The Annotated Archive


Derek Willis


May 20, 2005

Third in a series of essays humbly titled “Fixing Journalism”

I love archives. As a kid, my favorite books were reference books, the kind that had baseball stats for every team in every year since 1903. My mother, an English teacher, probably wondered what she had done wrong when I opted for lists over literature.

So I was a pretty happy fellow when I first walked into the news library at the Palm Beach Post in May 1995 as an intern. Here was a place loaded with archives, not just in the physical sense but also electronic, where I could search for the proverbial needle in a haystack – and sometimes find it.

So I love archives. But you know what I’d really love?

An annotated archive. An archive that doesn’t just display vertical depth going back years but can show relationships between archived items and the individuals and institutions named within them. An archive that can help find connections easier and can help new or unfamiliar users get up to speed quickly.

Now this isn’t a knock on current archives; they are indispensable tools for research. But imagine if we could create and grow an archive that provided supplemental information and showed networks between topics, individuals and organizations.

For example, if you have a story on a controversial new development, the annotated archive could have links within the story to information researchers have about the company or its executives. A list of articles that mention a local businessman would be a single click away, along with other important information.

This isn’t impossible; in fact, the tools exist to build a rudimentary example of the idea right now. And unlike my previous essays, for this one I’ve tried to come up with a small example of what an annotated archive might look like.

The tool I chose is the MediaWiki software that powers Wikipedia. It’s free and open-source software, easy to install and administer. The reason I picked MediaWiki is that many folks have heard of Wikipedia and might be able to better envision how a newspaper archive with Wiki principles might work.

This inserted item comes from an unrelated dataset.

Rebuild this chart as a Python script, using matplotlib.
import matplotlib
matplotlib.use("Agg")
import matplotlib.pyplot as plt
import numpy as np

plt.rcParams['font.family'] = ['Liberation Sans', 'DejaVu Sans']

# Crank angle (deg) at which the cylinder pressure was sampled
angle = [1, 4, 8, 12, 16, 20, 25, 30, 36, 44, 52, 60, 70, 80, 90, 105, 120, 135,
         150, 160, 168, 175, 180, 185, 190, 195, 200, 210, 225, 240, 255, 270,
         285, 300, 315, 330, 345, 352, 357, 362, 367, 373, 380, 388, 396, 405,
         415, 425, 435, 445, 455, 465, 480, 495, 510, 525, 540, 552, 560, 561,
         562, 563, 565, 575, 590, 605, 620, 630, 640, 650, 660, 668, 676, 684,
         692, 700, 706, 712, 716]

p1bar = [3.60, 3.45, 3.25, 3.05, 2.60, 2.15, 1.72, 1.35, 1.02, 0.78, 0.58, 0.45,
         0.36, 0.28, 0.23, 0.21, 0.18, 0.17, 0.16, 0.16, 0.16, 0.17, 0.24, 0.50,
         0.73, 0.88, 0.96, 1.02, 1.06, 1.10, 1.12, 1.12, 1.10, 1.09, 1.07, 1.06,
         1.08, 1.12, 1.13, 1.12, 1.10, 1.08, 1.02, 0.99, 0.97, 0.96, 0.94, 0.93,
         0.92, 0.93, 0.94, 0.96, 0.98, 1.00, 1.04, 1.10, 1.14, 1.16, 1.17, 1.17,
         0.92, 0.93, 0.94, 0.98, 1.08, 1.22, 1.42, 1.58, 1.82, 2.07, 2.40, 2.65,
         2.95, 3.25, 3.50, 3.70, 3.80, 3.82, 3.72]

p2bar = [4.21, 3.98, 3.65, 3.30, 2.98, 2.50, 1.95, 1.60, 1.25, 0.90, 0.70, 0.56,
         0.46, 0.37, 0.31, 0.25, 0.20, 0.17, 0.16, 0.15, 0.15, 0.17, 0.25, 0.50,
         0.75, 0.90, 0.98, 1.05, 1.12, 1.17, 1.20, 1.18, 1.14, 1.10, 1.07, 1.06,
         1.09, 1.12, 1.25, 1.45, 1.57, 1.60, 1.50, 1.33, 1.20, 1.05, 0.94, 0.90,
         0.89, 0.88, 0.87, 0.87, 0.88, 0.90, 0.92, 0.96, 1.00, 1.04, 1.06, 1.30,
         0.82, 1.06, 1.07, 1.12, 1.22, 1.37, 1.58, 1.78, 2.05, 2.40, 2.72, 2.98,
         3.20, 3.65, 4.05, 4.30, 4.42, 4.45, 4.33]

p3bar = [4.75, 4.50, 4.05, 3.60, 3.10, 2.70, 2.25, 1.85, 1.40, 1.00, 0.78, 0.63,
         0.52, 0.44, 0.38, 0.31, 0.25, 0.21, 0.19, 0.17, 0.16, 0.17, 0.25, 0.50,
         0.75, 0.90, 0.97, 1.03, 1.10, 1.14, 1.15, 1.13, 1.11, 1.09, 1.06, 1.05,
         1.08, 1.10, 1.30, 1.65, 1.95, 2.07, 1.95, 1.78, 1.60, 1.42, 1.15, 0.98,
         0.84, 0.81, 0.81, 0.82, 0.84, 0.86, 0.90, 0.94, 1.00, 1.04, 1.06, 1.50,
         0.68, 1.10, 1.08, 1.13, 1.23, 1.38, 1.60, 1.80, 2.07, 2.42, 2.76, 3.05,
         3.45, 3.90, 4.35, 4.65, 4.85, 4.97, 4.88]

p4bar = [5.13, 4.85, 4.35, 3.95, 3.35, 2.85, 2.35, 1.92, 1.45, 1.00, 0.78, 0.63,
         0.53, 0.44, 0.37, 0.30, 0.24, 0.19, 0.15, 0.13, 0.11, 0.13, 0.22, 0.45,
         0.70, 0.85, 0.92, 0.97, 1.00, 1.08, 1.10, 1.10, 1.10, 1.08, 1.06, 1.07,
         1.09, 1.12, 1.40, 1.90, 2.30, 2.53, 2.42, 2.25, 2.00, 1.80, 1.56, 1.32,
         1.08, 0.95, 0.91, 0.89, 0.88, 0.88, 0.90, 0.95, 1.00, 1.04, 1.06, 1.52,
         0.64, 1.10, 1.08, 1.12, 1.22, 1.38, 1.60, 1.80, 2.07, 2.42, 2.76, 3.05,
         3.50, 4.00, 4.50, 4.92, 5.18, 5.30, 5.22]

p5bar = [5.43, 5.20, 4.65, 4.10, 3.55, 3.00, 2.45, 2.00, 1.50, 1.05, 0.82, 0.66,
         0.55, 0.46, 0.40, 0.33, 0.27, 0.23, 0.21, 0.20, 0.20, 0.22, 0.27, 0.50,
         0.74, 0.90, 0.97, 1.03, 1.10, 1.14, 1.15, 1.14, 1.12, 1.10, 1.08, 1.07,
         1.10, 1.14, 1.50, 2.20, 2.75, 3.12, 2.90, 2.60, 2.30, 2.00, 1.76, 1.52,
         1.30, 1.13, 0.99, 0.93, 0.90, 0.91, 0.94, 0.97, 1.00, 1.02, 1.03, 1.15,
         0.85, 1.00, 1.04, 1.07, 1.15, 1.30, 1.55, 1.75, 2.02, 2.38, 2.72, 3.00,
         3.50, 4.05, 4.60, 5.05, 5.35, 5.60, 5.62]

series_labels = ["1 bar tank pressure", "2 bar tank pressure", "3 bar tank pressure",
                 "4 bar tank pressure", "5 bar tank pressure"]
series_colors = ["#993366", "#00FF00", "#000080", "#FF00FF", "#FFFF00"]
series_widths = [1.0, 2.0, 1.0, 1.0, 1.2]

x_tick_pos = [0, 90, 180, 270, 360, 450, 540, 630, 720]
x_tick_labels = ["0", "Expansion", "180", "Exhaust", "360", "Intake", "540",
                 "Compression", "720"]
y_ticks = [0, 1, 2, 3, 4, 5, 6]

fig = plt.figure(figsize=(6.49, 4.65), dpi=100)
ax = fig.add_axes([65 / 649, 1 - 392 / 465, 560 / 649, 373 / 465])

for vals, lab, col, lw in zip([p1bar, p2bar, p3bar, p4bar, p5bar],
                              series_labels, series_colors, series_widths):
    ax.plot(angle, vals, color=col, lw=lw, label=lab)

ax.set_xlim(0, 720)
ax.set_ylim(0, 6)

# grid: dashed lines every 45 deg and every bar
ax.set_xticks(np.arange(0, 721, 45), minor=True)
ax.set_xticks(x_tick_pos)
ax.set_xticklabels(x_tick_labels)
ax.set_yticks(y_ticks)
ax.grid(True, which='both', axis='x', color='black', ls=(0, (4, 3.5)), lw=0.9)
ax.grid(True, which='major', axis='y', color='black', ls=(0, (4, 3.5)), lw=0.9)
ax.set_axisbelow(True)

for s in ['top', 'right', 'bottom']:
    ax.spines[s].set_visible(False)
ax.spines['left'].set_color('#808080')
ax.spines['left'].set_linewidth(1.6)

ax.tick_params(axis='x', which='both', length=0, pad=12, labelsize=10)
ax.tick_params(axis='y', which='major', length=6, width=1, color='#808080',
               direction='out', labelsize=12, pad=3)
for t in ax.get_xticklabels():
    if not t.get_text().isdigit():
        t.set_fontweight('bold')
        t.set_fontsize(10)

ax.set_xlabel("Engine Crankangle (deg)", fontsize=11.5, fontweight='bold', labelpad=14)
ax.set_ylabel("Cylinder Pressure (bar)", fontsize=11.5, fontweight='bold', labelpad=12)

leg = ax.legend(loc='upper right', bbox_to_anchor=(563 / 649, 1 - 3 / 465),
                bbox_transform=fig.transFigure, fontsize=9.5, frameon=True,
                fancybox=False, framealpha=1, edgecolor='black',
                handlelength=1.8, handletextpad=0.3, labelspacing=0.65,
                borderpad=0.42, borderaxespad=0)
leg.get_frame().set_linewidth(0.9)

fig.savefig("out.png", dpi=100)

Now, onto my example archive. It’s not much – only a few articles that I wrote or co-wrote while I was at Congressional Quarterly. The concept is pretty simple: each article in the archive can contain one or more internal references (in addition to external references) to other pages, which may contain other stories, information about a person, company or organization, or other notes.

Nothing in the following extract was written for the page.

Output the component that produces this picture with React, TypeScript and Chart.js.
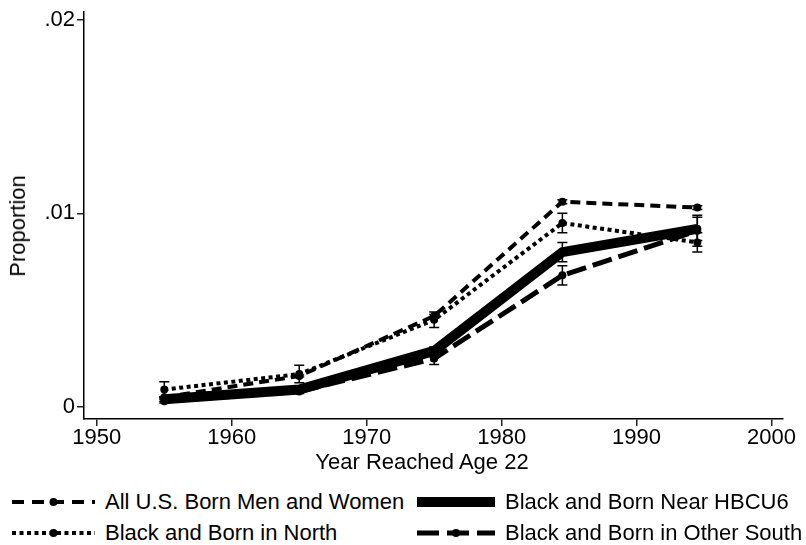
import React, { useEffect, useRef } from "react";
import { Chart, registerables } from "chart.js";

Chart.register(...registerables);

// ---- data ----
const years = [1955, 1965, 1975, 1984.5, 1994.5];
const allUS = [0.0005, 0.0016, 0.0047, 0.0106, 0.0103];
const north = [0.0009, 0.0017, 0.0045, 0.0095, 0.0085];
const hbcu6 = [0.0004, 0.0009, 0.0029, 0.008, 0.0092];
const otherSouth = [0.0003, 0.0008, 0.0025, 0.0068, 0.0091];
const allUSErr = [0.00003, 0.00005, 0.00008, 0.0001, 0.0001];
const northErr = [0.0004, 0.00045, 0.0004, 0.0005, 0.0005];
const hbcu6Err = [0.0001, 0.0001, 0.0002, 0.0005, 0.0006];
const otherSouthErr = [0.0001, 0.0001, 0.0003, 0.0005, 0.0008];
const seriesNames = [
  "All U.S. Born Men and Women",
  "Black and Born Near HBCU6",
  "Black and Born in North",
  "Black and Born in Other South",
];
const xTicks = [1950, 1960, 1970, 1980, 1990, 2000];
const yTicks = [0, 0.01, 0.02];
const yTickLabels = ["0", ".01", ".02"];
const xTitle = "Year Reached Age 22";
const yTitle = "Proportion";

const FONT = '"Liberation Sans", Arial, Helvetica, sans-serif';

const errorBarPlugin = {
  id: "errorBars",
  afterDatasetsDraw(chart: any) {
    const { ctx, scales } = chart;
    const xs = scales.x;
    const ys = scales.y;
    ctx.save();
    ctx.strokeStyle = "#000";
    ctx.lineWidth = 1.5;
    chart.data.datasets.forEach((ds: any) => {
      const errs: number[] = ds.errors || [];
      ds.data.forEach((p: any, i: number) => {
        const e = errs[i];
        if (!e) return;
        const px = xs.getPixelForValue(p.x);
        const top = ys.getPixelForValue(p.y + e);
        const bot = ys.getPixelForValue(p.y - e);
        ctx.beginPath();
        ctx.moveTo(px, top);
        ctx.lineTo(px, bot);
        ctx.moveTo(px - 5, top);
        ctx.lineTo(px + 5, top);
        ctx.moveTo(px - 5, bot);
        ctx.lineTo(px + 5, bot);
        ctx.stroke();
      });
    });
    ctx.restore();
  },
};

function toPoints(vals: number[]) {
  return years.map((x, i) => ({ x, y: vals[i] }));
}

function LegendSample({ width, dash, lw, marker }: { width: number; dash?: string; lw: number; marker: boolean }) {
  return (
    <svg width={width} height={14} style={{ display: "block" }}>
      <line x1={0} y1={7} x2={width} y2={7} stroke="#000" strokeWidth={lw} strokeDasharray={dash} />
      {marker ? <circle cx={width / 2} cy={7} r={4} fill="#000" /> : null}
    </svg>
  );
}

export default function App() {
  const ref = useRef<HTMLCanvasElement | null>(null);

  useEffect(() => {
    if (!ref.current) return;
    const chart = new Chart(ref.current, {
      type: "line",
      data: {
        datasets: [
          {
            label: seriesNames[0],
            data: toPoints(allUS),
            errors: allUSErr,
            borderColor: "#000",
            backgroundColor: "#000",
            borderWidth: 4,
            borderDash: [10, 6],
            pointRadius: 4,
            pointBorderWidth: 0,
            tension: 0,
          } as any,
          {
            label: seriesNames[1],
            data: toPoints(hbcu6),
            errors: hbcu6Err,
            borderColor: "#000",
            backgroundColor: "#000",
            borderWidth: 10,
            pointRadius: 4,
            pointBorderWidth: 0,
            tension: 0,
          } as any,
          {
            label: seriesNames[2],
            data: toPoints(north),
            errors: northErr,
            borderColor: "#000",
            backgroundColor: "#000",
            borderWidth: 4,
            borderDash: [4, 3.5],
            pointRadius: 4,
            pointBorderWidth: 0,
            tension: 0,
          } as any,
          {
            label: seriesNames[3],
            data: toPoints(otherSouth),
            errors: otherSouthErr,
            borderColor: "#000",
            backgroundColor: "#000",
            borderWidth: 5,
            borderDash: [20, 7],
            pointRadius: 4,
            pointBorderWidth: 0,
            tension: 0,
          } as any,
        ],
      },
      options: {
        responsive: false,
        animation: false,
        devicePixelRatio: 1,
        layout: { padding: { top: 12, right: 23, left: 0, bottom: 0 } },
        plugins: {
          legend: { display: false },
          tooltip: { enabled: false },
        },
        scales: {
          x: {
            type: "linear",
            min: 1949.05,
            max: 2000.85,
            afterBuildTicks: (s: any) => {
              s.ticks = xTicks.map((v) => ({ value: v }));
            },
            afterFit: (s: any) => {
              s.height = 61;
            },
            grid: {
              drawOnChartArea: false,
              drawTicks: true,
              tickLength: 7,
              color: "#222",
              lineWidth: 1.5,
            },
            border: { display: true, color: "#000", width: 1.5 },
            ticks: {
              color: "#000",
              padding: 0,
              maxRotation: 0,
              autoSkip: false,
              font: { family: FONT, size: 22, lineHeight: 1.1 },
              callback: (v: any) => String(v),
            },
          },
          y: {
            type: "linear",
            min: -0.00062,
            max: 0.0204,
            afterBuildTicks: (s: any) => {
              s.ticks = yTicks.map((v) => ({ value: v }));
            },
            afterFit: (s: any) => {
              s.width = 84;
            },
            grid: {
              drawOnChartArea: false,
              drawTicks: true,
              tickLength: 7,
              color: "#222",
              lineWidth: 1.5,
            },
            border: { display: true, color: "#000", width: 1.5 },
            ticks: {
              color: "#000",
              padding: 2,
              autoSkip: false,
              font: { family: FONT, size: 22, lineHeight: 0.8 },
              callback: (v: any) => {
                const i = yTicks.indexOf(v);
                return i >= 0 ? yTickLabels[i] : "";
              },
            },
          },
        },
      } as any,
      plugins: [errorBarPlugin],
    });
    return () => chart.destroy();
  }, []);

  const textStyle: React.CSSProperties = {
    position: "absolute",
    fontSize: 22,
    lineHeight: "22px",
    whiteSpace: "nowrap",
    fontFamily: FONT,
    color: "#000",
  };

  const legendItems = [
    { name: seriesNames[0], left: 12, top: 502, w: 83, dash: "12 8", lw: 4, marker: true },
    { name: seriesNames[1], left: 417, top: 502, w: 78, dash: undefined, lw: 10, marker: false },
    { name: seriesNames[2], left: 12, top: 533, w: 83, dash: "4 3.5", lw: 4, marker: true },
    { name: seriesNames[3], left: 417, top: 533, w: 78, dash: "22 8", lw: 5, marker: true },
  ];

  return (
    <div
      style={{
        position: "fixed",
        left: 0,
        top: 0,
        width: 806,
        height: 545,
        background: "#fff",
        overflow: "hidden",
        fontFamily: FONT,
      }}
    >
      <canvas
        ref={ref}
        width={806}
        height={480}
        style={{ position: "absolute", left: 0, top: 0, width: 806, height: 480 }}
      />
      <div style={{ ...textStyle, left: 422, top: 462, transform: "translate(-50%, -50%)" }}>{xTitle}</div>
      <div
        style={{
          ...textStyle,
          left: 18,
          top: 226,
          transform: "translate(-50%, -50%) rotate(-90deg)",
        }}
      >
        {yTitle}
      </div>
      {legendItems.map((it) => (
        <div
          key={it.name}
          style={{
            position: "absolute",
            left: it.left,
            top: it.top,
            transform: "translateY(-50%)",
            display: "flex",
            alignItems: "center",
          }}
        >
          <LegendSample width={it.w} dash={it.dash} lw={it.lw} marker={it.marker} />
          <span style={{ ...textStyle, position: "static", marginLeft: 10 }}>{it.name}</span>
        </div>
      ))}
    </div>
  );
}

So, for example, a story includes an internal link to Tom DeLay, the House Majority Leader. That page currently has links to external Web sites, but it could contain internal-only notes, contact information or pointers to documents or other references.

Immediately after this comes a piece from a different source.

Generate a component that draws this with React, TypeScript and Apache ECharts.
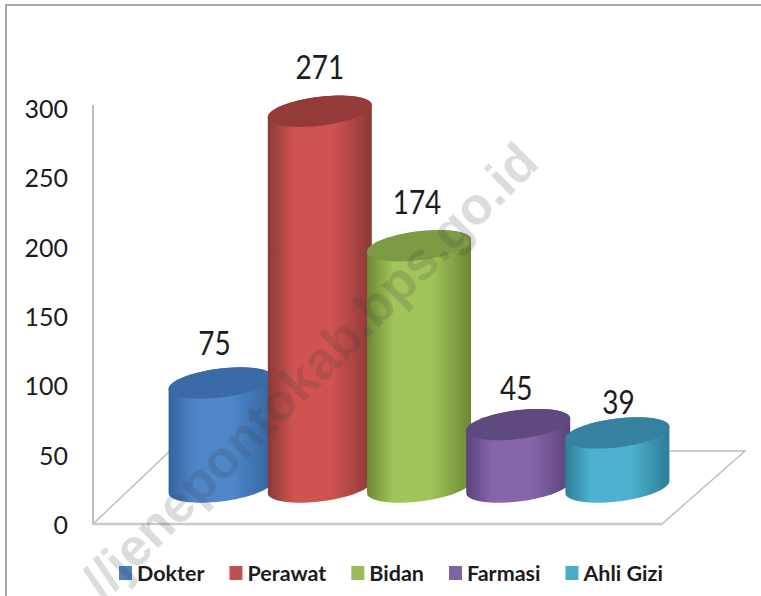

On each page, there’s a link on the lower left called ’’What links here,” which pulls up each of the other pages in the archive that reference that page. With the proper tending and weeding, the usefulness of such a feature only grows, illuminating connections that even beat reporters may not have realized.

Of course that’s a best case scenario. Such an annotated archive requires regular maintenance – an archive editor, basically – who must be a news generalist and yet recognize key people and organizations within the community. Those people are inside our newsrooms – we must tap their knowledge in a better way.

One of the best features of an annotated archive is its flexibility. It can grow to incorporate new topics and can be updated when a familiar subject suddenly takes on a new importance. This doesn’t have to be done with Wiki software, either; that’s just an easy way to demonstrate the principles. We have access to such a range of technologies that can enable us to think about our information in new and better ways.

Users are already thinking about these issues. Consider The Annotated Times, which essentially tracks New York Times articles by topic and author, and even provides custom RSS feeds so that users can track articles by reporter. Or Chicago Crime, which took crime reports from the Chicago Police Department and made them available in ways that were interesting to readers. We need to treat our archives as our most valuable data, because it is.

Archives have long been both an internal resource and an external product for newspapers. They still are, but we don’t have to treat them as the same thing. The archive that newspapers provide to their employees should be more valuable than the one they sell to vendors, and the newsroom is the place that can and must make it happen.